Seriously, read the Constitution of the United States, and then come back to me and tell me that ANY of this crap that we have been enduring from our federal government is sanctioned in that document or any subsequent amendment. For example, where does our Constitution allow for a national government to bail out private institutions with public monies; issue currency through a surrogate (Fed) based on fiat; enter into foreign wars without congressional declaration of war; subjugate our laws with international agreements not approved by the Senate (e.g. NAFTA) which should be ratified as treaties... Where in the U.S. Constitution is it suggested that the Congress can abdicate its responsibility (to a private institution called the "Federal" Reserve) to issue a sovereign currency, as opposed to retaining the power "to coin money, [and] regulate the value thereof..."? Come on, the best founding document in the history of any nation that I know of has been torched, shredded, fouled and desecrated. (But you can see the original copy in the National Archives!!!)

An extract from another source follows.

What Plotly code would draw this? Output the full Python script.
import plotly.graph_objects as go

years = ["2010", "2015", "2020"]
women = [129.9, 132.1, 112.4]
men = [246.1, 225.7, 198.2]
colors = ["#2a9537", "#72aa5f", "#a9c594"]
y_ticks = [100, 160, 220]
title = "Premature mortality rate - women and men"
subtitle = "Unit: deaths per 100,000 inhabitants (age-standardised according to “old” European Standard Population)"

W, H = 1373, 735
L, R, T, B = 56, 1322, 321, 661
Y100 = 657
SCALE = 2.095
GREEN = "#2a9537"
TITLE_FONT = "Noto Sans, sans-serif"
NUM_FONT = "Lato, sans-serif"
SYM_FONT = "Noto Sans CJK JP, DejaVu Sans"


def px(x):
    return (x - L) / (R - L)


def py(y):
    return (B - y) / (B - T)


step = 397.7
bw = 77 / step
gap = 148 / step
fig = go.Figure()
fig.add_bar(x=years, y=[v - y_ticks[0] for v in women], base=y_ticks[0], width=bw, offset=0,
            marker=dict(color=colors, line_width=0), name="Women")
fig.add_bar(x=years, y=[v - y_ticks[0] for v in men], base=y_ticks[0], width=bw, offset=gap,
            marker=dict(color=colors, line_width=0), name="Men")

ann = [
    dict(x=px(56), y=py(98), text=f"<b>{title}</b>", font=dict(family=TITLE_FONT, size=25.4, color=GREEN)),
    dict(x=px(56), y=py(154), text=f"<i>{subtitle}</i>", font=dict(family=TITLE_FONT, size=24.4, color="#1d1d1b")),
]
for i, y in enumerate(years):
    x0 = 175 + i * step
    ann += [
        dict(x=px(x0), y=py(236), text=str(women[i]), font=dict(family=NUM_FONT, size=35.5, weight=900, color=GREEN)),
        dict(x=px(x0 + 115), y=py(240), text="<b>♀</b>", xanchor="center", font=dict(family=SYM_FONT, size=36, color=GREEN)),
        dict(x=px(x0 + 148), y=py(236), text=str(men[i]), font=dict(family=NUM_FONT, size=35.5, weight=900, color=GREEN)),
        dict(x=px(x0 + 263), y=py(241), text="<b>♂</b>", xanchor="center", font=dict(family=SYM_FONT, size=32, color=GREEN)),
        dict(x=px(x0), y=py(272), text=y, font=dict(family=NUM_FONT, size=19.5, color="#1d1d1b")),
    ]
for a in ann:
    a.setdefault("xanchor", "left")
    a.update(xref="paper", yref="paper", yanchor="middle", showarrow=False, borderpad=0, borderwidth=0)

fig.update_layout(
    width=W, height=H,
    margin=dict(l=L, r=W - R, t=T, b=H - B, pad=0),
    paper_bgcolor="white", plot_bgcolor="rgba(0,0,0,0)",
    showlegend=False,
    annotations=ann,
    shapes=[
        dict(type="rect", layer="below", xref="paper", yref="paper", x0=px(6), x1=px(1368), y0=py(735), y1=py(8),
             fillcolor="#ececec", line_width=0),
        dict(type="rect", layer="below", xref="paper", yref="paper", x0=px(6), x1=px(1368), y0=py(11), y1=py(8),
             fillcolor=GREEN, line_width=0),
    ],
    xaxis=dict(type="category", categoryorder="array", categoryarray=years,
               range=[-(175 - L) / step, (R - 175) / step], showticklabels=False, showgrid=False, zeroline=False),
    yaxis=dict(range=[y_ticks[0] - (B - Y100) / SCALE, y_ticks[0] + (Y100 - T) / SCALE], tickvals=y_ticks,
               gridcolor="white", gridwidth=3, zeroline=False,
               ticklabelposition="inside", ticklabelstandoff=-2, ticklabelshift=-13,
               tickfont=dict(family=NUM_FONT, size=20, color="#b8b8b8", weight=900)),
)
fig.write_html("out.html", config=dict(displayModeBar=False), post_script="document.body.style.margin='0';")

I believe that most Americans have a finite capacity to tolerate all this. I'm disgusted with what I see coming out of Washington, and have been for years. We should all pledge to make 2010 the real year of change in America. EVERY incumbent U.S. Representative and Senator who voted to pass NAFTA, TARP, any of the last many budgets, etc. (you get the picture) should be voted out of office with abject disgust and in true protest for this mega mess that we find ourselves in. I don't care if they're Republican, Democrat or independent. OUT! Vote for people with morals and a true commitment to uphold and defend the Constitution of the United States.

By the way, I'm not a "right winger," "tea-bagger," "Obamanite," "Bushie," "Birther," "San Francisco liberal," or any other fabricated distracting definition of a human being, I'm an American citizen with a belief that government can be a lot better than what we have now. Let's go back to the Constitution and Bill of Rights, add a sprinkle more human rights, a little more clarity on what is real money, and make a distinction between what a corporation is versus what a human is, and we'll pretty much have it right... America is dead, long live America!